Since I started running a bit more than eight years ago, I have read several books on running. Authors have included Amby Burfoot, John “The Penguin” Bingham, Hal Higdon, Frank Shorter, Dean Karnazes, among others. Four books stand out, though. They are Born to Run — a Hidden Tribe, Superathletes and the Greatest Race the World has Never Seen by Christopher McDougall; The Longest Race: A Lifelong Runner, an Iconic Ultramarathon, and the Case for Human Endurance by Ed Ayres; Eat & Run: My Unlikely Journey to Ultramarathon Greatness by Scott Jurek with Steve Friedman; and My Year of Running Dangerously: A Dad, a Daughter, a Ridiculous Plan by Tom Foreman.
Each of those books involve ultramarathoning, yet I’ve never completed a marathon, much less an ultramarathon.

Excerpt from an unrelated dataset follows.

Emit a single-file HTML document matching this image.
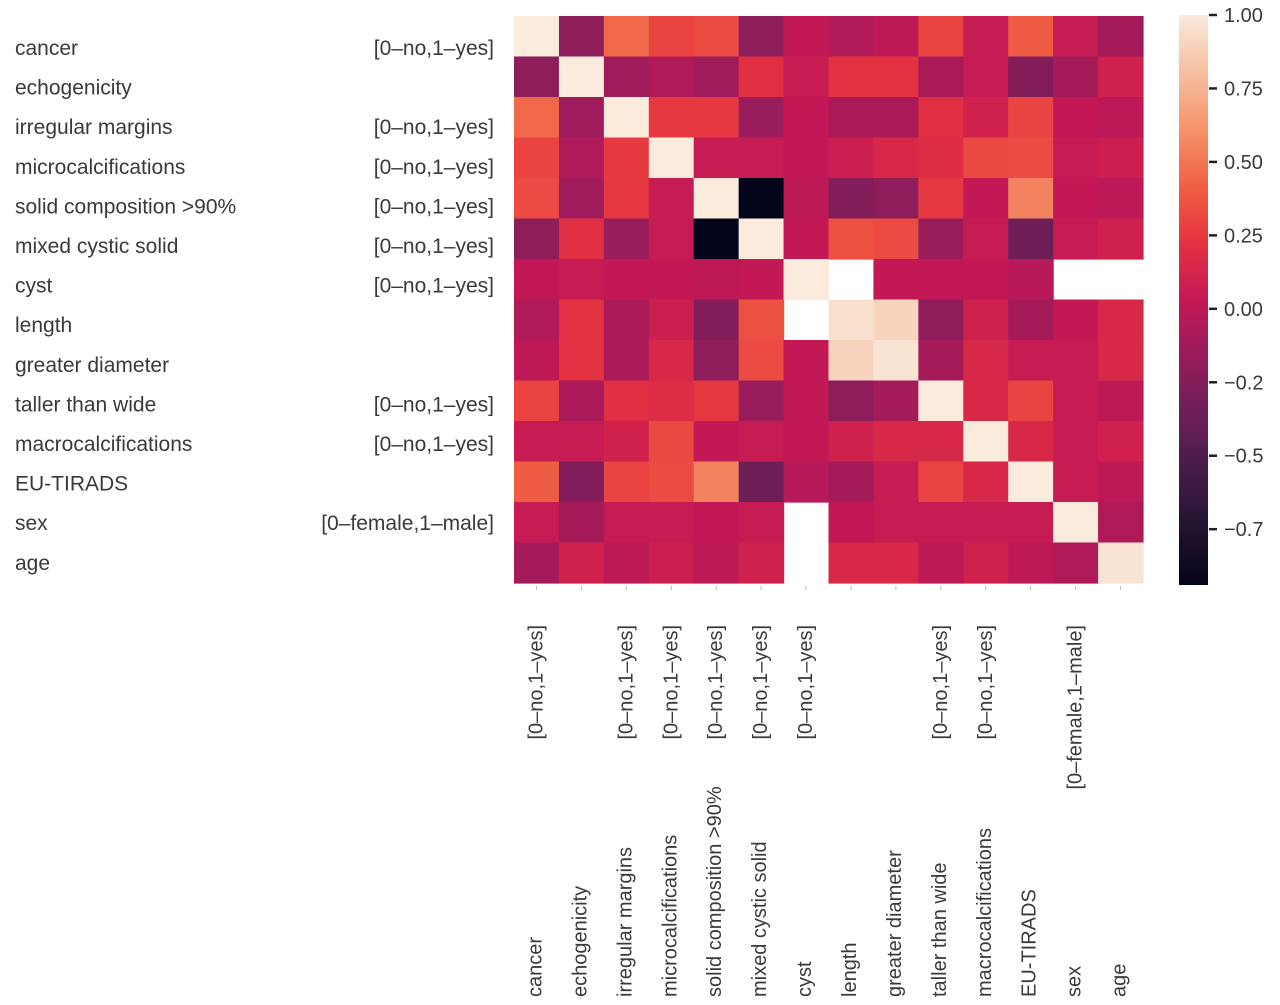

But each has been inspirational in my running in some way. McDougall’s book was the first of this list. His thesis is that human’s got to be the biggest and baddest on Earth because we can run farther than any other land animal. We’re not the fastest, but we have the greatest endurance. Our bodies are made to run.
Scott Jurek’s book is inspirational because like me, he’s a vegan. He’s proving that it’s possible to accomplish incredible feats of enduring without eating animal protein. He spoke at the local running club’s annual banquet this past January, months after he ran the Appalachian Trail in record time.
Ed Ayres’ book is the only one of the four that I’ve read multiple times. At the age of 60, Ayres set a record for running the JFK 50-miler in Maryland. Ayres, who finished the first New York City Marathon in 1970 when it was loops around Central Park in Manhattan, is the former editorial director of Worldwatch Institute.
Tom Foreman’s book I completed earlier this month, and it is the basis for the title of this blog: Running Dangerously. Foreman, a correspondent with CNN, was challenged on Thanksgiving by his then-18-year-old daughter to train with her and run with her a marathon. She was a freshman at Georgia Tech at the time and they chose a spring marathon in Atlanta. After the marathon, Foreman kept running until he entered an ultramarthon in Maryland (same time of the year as the JFK 50, but not that race because he was too late to sign up).
My goal is to run a marathon in 2017, possibly a spring marathon, either the Sunburst in early June in South Bend, Indiana, or the Carmel Marathon in mid-April in Carmel, Indiana. Or maybe something else. I need to choose a race that’s affordable and near enough to home. Then I need to get a workable plan and get off my arse and get running.